Photographie d'un port de plaisance

Port de plaisance de Marseille en décembre 2018 (cl. Nicolas Bernard)

Une pratique plus démocratisée en France

La France est l’un des pays au monde où la démocratisation de la pratique est la plus avancée. La flottille a connu ces dernières décennies une forte croissance: on l’estimait au début des années 1960 à 40.000 unités, à 158.000 dix ans plus tard, à 550.000 au début des années 1980, 775.000 en 1990 et environ 940.000 navires de plaisance immatriculés en 2010. Selon les données des Affaires maritimes, la flottille immatriculée a dépassé en 2020 le million d’unités.

Cette forte croissance s’explique par les très nombreux achats de ces dernières années, mais aussi par la longévité importante des navires de plaisance construits en matériaux composites, qui peut atteindre ou dépasser trente voire quarante années s’ils sont correctement entretenus.

Il est toutefois difficile d’estimer précisément l’importance de la flottille de navires de plaisance, car si la réglementation oblige tout propriétaire à déclarer son acquisition au Quartier des Affaires maritimes concerné, rien ne le contraint en retour à annuler cet enregistrement administratif lorsque le bateau n’est plus utilisé. Il se produit de ce fait un cumul des immatriculations. Des mises à jour de fichiers sont entreprises de temps à autre par l’administration des Affaires maritimes. Malgré cela, on sait que le volume reste gonflé d’une part inconnue de navires inutilisés, sans doute croissante avec le temps. La mise en place progressive d’une filière de «déconstruction» de bateaux de plaisance va probablement contribuer à corriger, à terme, cette évolution (voir, à ce sujet, Bernard, 2021). Les statistiques officielles doivent donc être minorées: le chiffre de 650.000 navires en état de naviguer est certainement plus proche de la réalité.

L’évolution de la flottille n’est pas la même selon que l’on considère les voiliers ou les bateaux à moteur. Ces derniers résistent mieux aux aléas du marché du nautisme. Ils représentent 75% du total des navires immatriculés.

La répartition régionale de la flottille de navires de plaisance montre le poids important représenté par la région Bretagne et la région Provence-Alpes-Côte d’Azur. A elles deux, elles rassemblent 500.000 unités, soit la moitié de la flottille nationale.
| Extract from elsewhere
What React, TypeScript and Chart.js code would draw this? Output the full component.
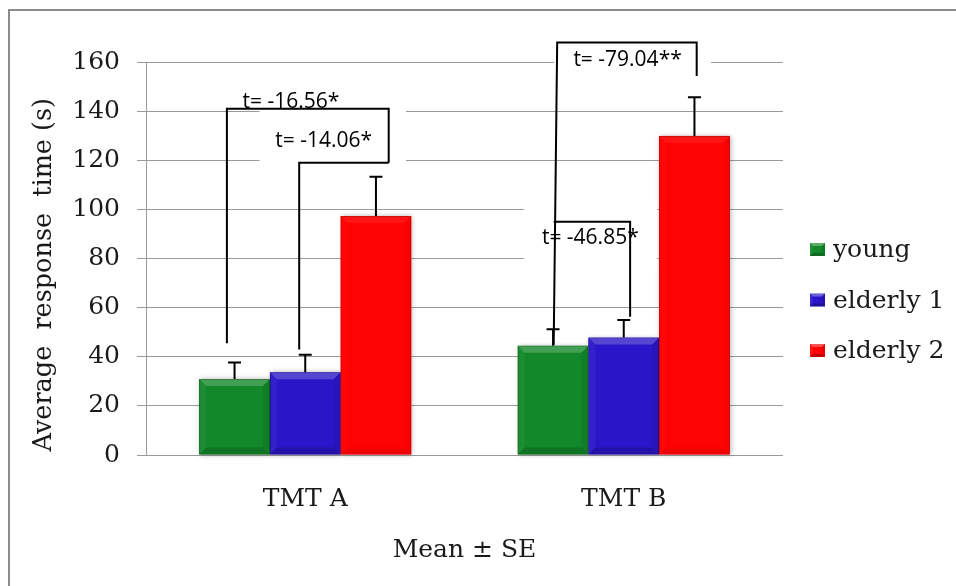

La répartition de la flottille selon le mode de propulsion principal traduit d’importantes différences interrégionales: si la part des navires à moteur s’établit à 75% de la flottille au niveau national, elle s’élève au-dessus de cette moyenne dans sept régions maritimes sur dix. Seules trois régions du Grand Ouest français sont sous ce seuil, en particulier la Bretagne avec seulement 64% de navires à moteur. Cette répartition dessine une géographie de la plaisance et des pratiques nautiques bien particulière: la navigation à voile, qui réclame certaines compétences techniques, est peu représentée dans les régions accueillant une forte proportion de clientèle extérieure à la région (ce qui est le cas de la région PACA, avec une large représentation d’usagers résidant dans la région parisienne). Le motonautisme, d’accès plus aisé, séduit finalement davantage une clientèle peu amarinée, dans son ensemble. A l’inverse, une région comme la Bretagne, où la culture maritime est très présente et où le réseau de centres nautiques est dense, se caractérise par une forte proportion de voiliers.

Photographie de bateaux de plaisance

Bateaux de plaisance à Loctudy (cl. Nicolas Bernard)

Quelles que soient les régions considérées, il faut noter une évolution des pratiques plaisancières, qui ne passent plus exclusivement par la possession du bateau pour un usage personnel ou familial: pour diverses raisons (financières, pratiques, sociales, environnementales…), le concept de «bateau partagé» s’affirme désormais sous différentes formes, qu’elles soient «classiques» (location, co-propriété) ou plus contemporaines (cobaturage, co-navigation).

Nicolas BERNARD

Bibliographie

  • Bernard Nicolas, 2021, «Déconstruction et bioconception des bateaux de plaisance: de nouveaux paradigmes pour l’industrie nautique française». Développement durable et territoires, vol.12, n° 2, juin, en ligne.